OPEC supply had been climbing since the 2014 policy shift, reaching its highest since 2008 in April. But output fell by 100,000 bpd in May to 32.36 million bpd led by Nigeria, according to the OPEC report.

With demand for OPEC crude expected to rise to an average of 32.52 million bpd in the second half as non-OPEC supply falls and seasonal demand rises, OPEC’s report points to excess supply of 160,000 bpd if the group keeps pumping at May’s rate. They have also stuck with a forecast that world oil demand will rise by 1.20 million bpd this year.

Oil has risen to $50 a barrel from the 12-year low of $27 in January as the outages curb excess supply. The development according to OPEC is accelerating a tightening in the market it expected to happen anyway, as lower prices finally take their toll on higher-cost supply outside the group.

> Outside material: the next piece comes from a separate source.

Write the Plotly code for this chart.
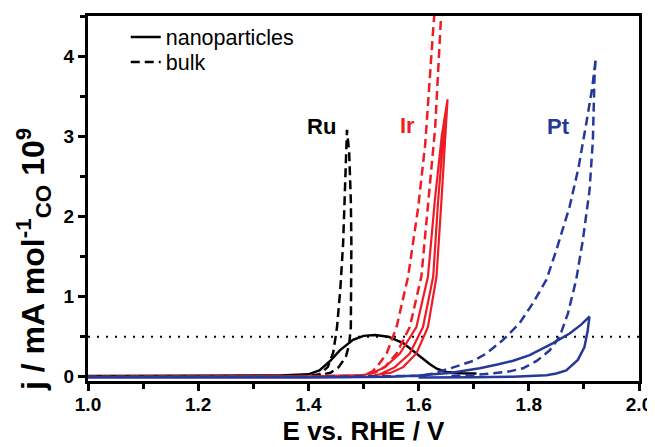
import plotly.graph_objects as go

# ---------------- data ----------------
# Ru bulk (dashed black): CV loop, forward then reverse
ru_bulk_E = [1.00, 1.20, 1.35, 1.40, 1.42, 1.435, 1.445, 1.452, 1.458, 1.463, 1.467, 1.470,
             1.474, 1.477, 1.478, 1.478, 1.477, 1.474, 1.468, 1.455, 1.44, 1.42, 1.40, 1.30]
ru_bulk_j = [0.00, 0.00, 0.005, 0.01, 0.03, 0.12, 0.30, 0.62, 1.10, 1.66, 2.40, 3.08,
             2.80, 2.20, 1.66, 1.00, 0.62, 0.40, 0.25, 0.12, 0.05, 0.02, 0.01, 0.005]

# Ru nanoparticles (solid black)
ru_nano_E = [1.00, 1.20, 1.35, 1.40, 1.42, 1.44, 1.457, 1.481, 1.50, 1.521, 1.545, 1.572,
             1.602, 1.62, 1.633, 1.65, 1.68, 1.705]
ru_nano_j = [0.01, 0.01, 0.015, 0.03, 0.08, 0.20, 0.33, 0.46, 0.51, 0.52, 0.50, 0.42,
             0.25, 0.16, 0.10, 0.06, 0.045, 0.04]

# Ir bulk (dashed red)
ir_bulk_E = [1.00, 1.20, 1.40, 1.48, 1.50, 1.515, 1.524, 1.542, 1.560, 1.581, 1.599, 1.612,
             1.6265, 1.633, 1.648, 1.6404, 1.630, 1.619, 1.605, 1.584, 1.560, 1.54, 1.52,
             1.50, 1.48]
ir_bulk_j = [0.00, 0.005, 0.005, 0.01, 0.02, 0.06, 0.12, 0.29, 0.62, 1.25, 2.10, 2.90,
             4.34, 4.90, 4.90, 4.45, 3.10, 2.29, 1.25, 0.62, 0.29, 0.13, 0.05,
             0.02, 0.01]

# Ir nanoparticles (solid red): two forward sweeps and one reverse sweep
ir_nano_E = [1.00, 1.20, 1.40, 1.50, 1.52, 1.539, 1.566, 1.596, 1.617, 1.6295, 1.642, 1.6525,
             1.648, 1.6415, 1.6325, 1.617, 1.596, 1.572, 1.55, 1.52,
             1.53, 1.557, 1.584, 1.608, 1.6265, 1.6355, 1.645, 1.6525]
ir_nano_j = [0.00, 0.00, 0.005, 0.02, 0.06, 0.12, 0.29, 0.62, 1.25, 2.20, 3.00, 3.46,
             3.00, 2.20, 1.25, 0.62, 0.29, 0.12, 0.05, 0.02,
             0.03, 0.12, 0.29, 0.62, 1.25, 2.20, 3.00, 3.46]

# Pt bulk (dashed blue)
pt_bulk_E = [1.00, 1.20, 1.40, 1.60, 1.62, 1.66, 1.70, 1.723, 1.7533, 1.7835, 1.8076, 1.832,
             1.850, 1.874, 1.89, 1.9043, 1.915, 1.9215, 1.9194, 1.9163, 1.9103, 1.898, 1.886,
             1.871, 1.856, 1.838, 1.815, 1.7895, 1.76, 1.729, 1.70, 1.65]
pt_bulk_j = [0.00, 0.00, 0.00, 0.01, 0.03, 0.11, 0.20, 0.29, 0.46, 0.67, 0.92, 1.21,
             1.58, 2.12, 2.60, 3.16, 3.60, 3.97, 3.78, 2.95, 2.33, 1.70, 1.21,
             0.79, 0.50, 0.33, 0.20, 0.105, 0.06, 0.04, 0.02, 0.01]

# Pt nanoparticles (solid blue)
pt_nano_E = [1.00, 1.20, 1.40, 1.55, 1.60, 1.66, 1.711, 1.741, 1.7716, 1.8016, 1.844, 1.874,
             1.895, 1.910, 1.907, 1.901, 1.889, 1.868, 1.85, 1.832, 1.80, 1.771,
             1.70, 1.60]
pt_nano_j = [-0.01, -0.01, -0.01, 0.00, 0.015, 0.05, 0.105, 0.15, 0.20, 0.27, 0.42, 0.54,
             0.65, 0.75, 0.58, 0.37, 0.21, 0.08, 0.04, 0.02, 0.005, 0.00,
             -0.005, -0.01]

# reference level (dotted)
ref_E = [1.0, 2.0]
ref_j = [0.5, 0.5]

# labels
metal_names = ["Ru", "Ir", "Pt"]
metal_E = [1.424, 1.580, 1.854]
metal_j = [3.12, 3.14, 3.12]

x_ticks = [1.0, 1.2, 1.4, 1.6, 1.8, 2.0]
y_ticks = [0, 1, 2, 3, 4]

BLACK = "#000000"
RED = "#EE1C25"
BLUE = "#26399A"
metal_colors = [BLACK, RED, BLUE]
DASH = "9px,5px"
FONT = "Liberation Sans, Arial, sans-serif"

fig = go.Figure()

fig.add_trace(go.Scatter(x=ref_E, y=ref_j, mode="lines",
                         line=dict(color=BLACK, width=2, dash="2px,7px"),
                         showlegend=False, hoverinfo="skip"))

fig.add_trace(go.Scatter(x=ru_bulk_E, y=ru_bulk_j, mode="lines",
                         line=dict(color=BLACK, width=2.5, dash=DASH), showlegend=False))
fig.add_trace(go.Scatter(x=ru_nano_E, y=ru_nano_j, mode="lines",
                         line=dict(color=BLACK, width=2.5), showlegend=False))
fig.add_trace(go.Scatter(x=ir_bulk_E, y=ir_bulk_j, mode="lines",
                         line=dict(color=RED, width=2.5, dash=DASH), showlegend=False))
fig.add_trace(go.Scatter(x=ir_nano_E, y=ir_nano_j, mode="lines",
                         line=dict(color=RED, width=2.2), showlegend=False))
fig.add_trace(go.Scatter(x=pt_bulk_E, y=pt_bulk_j, mode="lines",
                         line=dict(color=BLUE, width=2.5, dash=DASH), showlegend=False))
fig.add_trace(go.Scatter(x=pt_nano_E, y=pt_nano_j, mode="lines",
                         line=dict(color=BLUE, width=2.5), showlegend=False))

# legend entries (each in its own legend box to control spacing)
fig.add_trace(go.Scatter(x=[None], y=[None], mode="lines", name="nanoparticles",
                         line=dict(color=BLACK, width=2.5), legend="legend"))
fig.add_trace(go.Scatter(x=[None], y=[None], mode="lines", name="bulk",
                         line=dict(color=BLACK, width=2.5, dash=DASH), legend="legend2"))

for name, e, j, c in zip(metal_names, metal_E, metal_j, metal_colors):
    fig.add_annotation(x=e, y=j, text="<b>%s</b>" % name, showarrow=False,
                       font=dict(family=FONT, size=22, color=c))

# y-axis title (placed as an annotation so it can sit below the axis centre, as in the reference)
fig.add_annotation(xref="paper", yref="paper", x=-0.1, y=0.334,
                   xanchor="center", yanchor="middle", textangle=-90, showarrow=False,
                   text="<b>j / mA mol<sup>-1</sup><sub>CO</sub> 10<sup>9</sup></b>",
                   font=dict(family=FONT, size=32, color=BLACK))

axis_common = dict(showline=True, linecolor=BLACK, linewidth=3, mirror=True,
                   ticks="outside", ticklen=7, tickwidth=2.5, tickcolor=BLACK,
                   showgrid=False, zeroline=False, automargin=False,
                   tickfont=dict(family=FONT, size=19, color=BLACK, weight="bold"))

fig.update_xaxes(range=[1.0, 2.0], tickvals=x_ticks, tickformat=".1f",
                 ticklabelstandoff=-3,
                 minor=dict(ticks="outside", ticklen=5, tickwidth=2.5, tickcolor=BLACK, dtick=0.1),
                 title=dict(text="<b>E vs. RHE / V</b>", font=dict(family=FONT, size=26, color=BLACK),
                            standoff=9),
                 **axis_common)
fig.update_yaxes(range=[-0.053, 4.5], tickvals=y_ticks,
                 minor=dict(ticks="outside", ticklen=5, tickwidth=2.5, tickcolor=BLACK, dtick=0.5),
                 **axis_common)

leg_common = dict(xanchor="left", yanchor="middle",
                  font=dict(family=FONT, size=21.5, color=BLACK),
                  bgcolor="rgba(0,0,0,0)", itemwidth=30)

# the page body adds an 8px offset, compensated in the margins
fig.update_layout(
    width=655, height=447,
    margin=dict(l=80, r=24, t=8, b=74),
    paper_bgcolor="white", plot_bgcolor="white",
    legend=dict(x=0.0685, y=0.9425, **leg_common),
    legend2=dict(x=0.0685, y=0.874, **leg_common),
    showlegend=True,
)

fig.write_html("out.html")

There are risks that oil prices will fall if production in Canada, Libya or Nigeria rebounds after supply disruptions in those countries. At current prices, US shale output will probably start recovering early next year.

The Brexit effect

Oil prices jumped about 4 percent as a weaker dollar and less anxiety about Britain’s possible exit from the European Union encouraged investors to buy riskier assets. Brent crude futures’ front-month contract settled up $1.98, or 4.2 percent, at $49.17 a barrel. The front-month in US crude’s West Texas Intermediate (WTI) futures rose $1.77, or 3.8 percent, to settle at $47.98.

Analysts say that while a British exit from the bloc, or “Brexit”, may not have a direct effect on oil, the market could suffer collateral damage. The ensuing turmoil could worsen sentiment for riskier assets such as commodities. Oil could also take a hit from a rising dollar, which analysts expect to strengthen if the UK votes to leave the EU.

The bullish outlook on the referendum’s outcome has helped crude prices to defy negative factors such as the resumption of oil production in Canada after wildfires and a further increase in the number of active rigs in the US.

Refiners hit three-year low

As crude oil prices rebound and many producers rally, US refiners are getting hit hard. Profits from processing crude into gasoline and diesel are narrowing as refiners confront the rising costs and a gasoline supply glut that is keeping prices at the pump cheap.

Refiners, which had benefited from soaring demand and cheap crude oil last year, now face a crude price rally of more than 85 percent from this year’s low, while gasoline stockpiles are at their highest seasonal level in 20 years. The uptick in oil prices has led investors to sell off refiners and shift instead to oil producers.

While the Energy Information Administration predicts gasoline demand will hit a new record this summer, inventories at a seasonal high have kept average pump prices at their lowest since 2005 for this time of year. Gasoline margins have declined to less than $16 a barrel, from more than $21 weeks ago.